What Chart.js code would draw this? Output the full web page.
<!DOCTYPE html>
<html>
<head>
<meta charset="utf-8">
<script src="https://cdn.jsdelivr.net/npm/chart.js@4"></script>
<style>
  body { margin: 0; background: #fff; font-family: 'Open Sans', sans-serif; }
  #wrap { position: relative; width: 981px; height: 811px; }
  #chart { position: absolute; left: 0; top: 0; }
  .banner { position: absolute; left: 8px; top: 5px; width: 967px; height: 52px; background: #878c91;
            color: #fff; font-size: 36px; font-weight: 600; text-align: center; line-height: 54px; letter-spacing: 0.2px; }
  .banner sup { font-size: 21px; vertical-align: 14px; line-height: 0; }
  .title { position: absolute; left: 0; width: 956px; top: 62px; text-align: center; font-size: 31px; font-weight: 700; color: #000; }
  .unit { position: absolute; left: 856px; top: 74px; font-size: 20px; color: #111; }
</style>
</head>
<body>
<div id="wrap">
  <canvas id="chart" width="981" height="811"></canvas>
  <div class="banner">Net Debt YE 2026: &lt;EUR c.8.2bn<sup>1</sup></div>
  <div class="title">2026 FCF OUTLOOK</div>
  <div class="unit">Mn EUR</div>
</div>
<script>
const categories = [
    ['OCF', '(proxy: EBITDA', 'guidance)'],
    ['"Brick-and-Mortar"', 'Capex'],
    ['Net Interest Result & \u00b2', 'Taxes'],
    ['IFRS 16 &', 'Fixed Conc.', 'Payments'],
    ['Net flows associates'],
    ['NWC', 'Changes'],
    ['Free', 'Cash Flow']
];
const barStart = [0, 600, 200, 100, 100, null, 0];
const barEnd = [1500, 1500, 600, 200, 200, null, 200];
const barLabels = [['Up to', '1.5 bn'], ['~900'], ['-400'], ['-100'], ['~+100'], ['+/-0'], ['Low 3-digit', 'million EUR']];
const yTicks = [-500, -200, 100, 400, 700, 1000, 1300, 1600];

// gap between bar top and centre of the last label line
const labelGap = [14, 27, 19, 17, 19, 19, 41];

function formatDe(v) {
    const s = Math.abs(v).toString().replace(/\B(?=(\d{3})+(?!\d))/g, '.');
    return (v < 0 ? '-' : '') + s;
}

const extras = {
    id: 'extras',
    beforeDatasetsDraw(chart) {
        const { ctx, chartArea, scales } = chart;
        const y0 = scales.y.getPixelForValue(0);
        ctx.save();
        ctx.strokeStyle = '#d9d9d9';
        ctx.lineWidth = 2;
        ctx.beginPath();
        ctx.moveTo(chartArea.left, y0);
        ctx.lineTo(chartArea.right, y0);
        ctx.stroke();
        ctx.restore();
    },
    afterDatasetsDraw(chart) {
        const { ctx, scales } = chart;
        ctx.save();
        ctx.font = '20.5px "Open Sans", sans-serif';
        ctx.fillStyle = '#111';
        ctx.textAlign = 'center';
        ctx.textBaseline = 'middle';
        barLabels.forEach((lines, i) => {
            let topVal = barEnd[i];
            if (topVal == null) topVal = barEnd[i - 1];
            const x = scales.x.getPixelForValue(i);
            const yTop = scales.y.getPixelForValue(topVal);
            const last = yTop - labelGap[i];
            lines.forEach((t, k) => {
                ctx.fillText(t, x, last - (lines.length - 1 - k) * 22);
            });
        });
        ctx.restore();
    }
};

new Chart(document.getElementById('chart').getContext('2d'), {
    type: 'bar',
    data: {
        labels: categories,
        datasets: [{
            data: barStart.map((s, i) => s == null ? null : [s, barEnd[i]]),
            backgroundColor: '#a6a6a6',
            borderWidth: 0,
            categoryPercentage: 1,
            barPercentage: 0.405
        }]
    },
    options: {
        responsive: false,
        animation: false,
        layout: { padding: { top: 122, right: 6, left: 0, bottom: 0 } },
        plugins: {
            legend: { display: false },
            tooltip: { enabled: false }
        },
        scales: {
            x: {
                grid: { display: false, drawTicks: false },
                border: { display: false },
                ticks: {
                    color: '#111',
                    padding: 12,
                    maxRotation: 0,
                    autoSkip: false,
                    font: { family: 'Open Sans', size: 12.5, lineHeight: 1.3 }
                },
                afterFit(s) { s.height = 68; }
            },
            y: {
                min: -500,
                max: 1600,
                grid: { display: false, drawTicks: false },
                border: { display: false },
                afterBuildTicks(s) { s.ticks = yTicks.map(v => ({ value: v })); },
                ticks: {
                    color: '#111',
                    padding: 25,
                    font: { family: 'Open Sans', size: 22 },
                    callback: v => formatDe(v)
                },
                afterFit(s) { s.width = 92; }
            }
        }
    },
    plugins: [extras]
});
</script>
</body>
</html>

...

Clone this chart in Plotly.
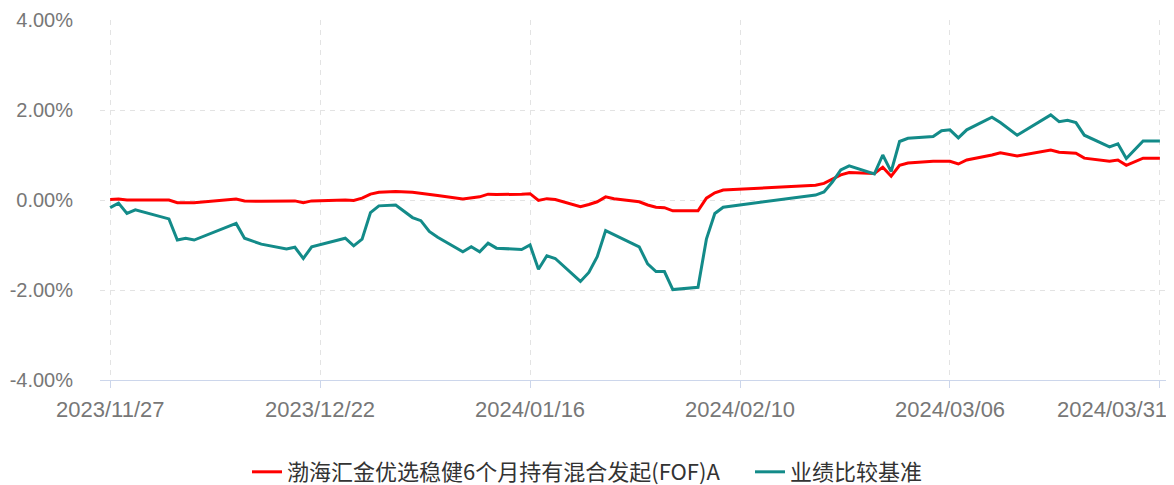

> What is asked: Check each line of the records above for the string "this", and report every line that has it.

> Full answer:
What Chart.js code would draw this? Output the full web page.
Clone this chart in Plotly.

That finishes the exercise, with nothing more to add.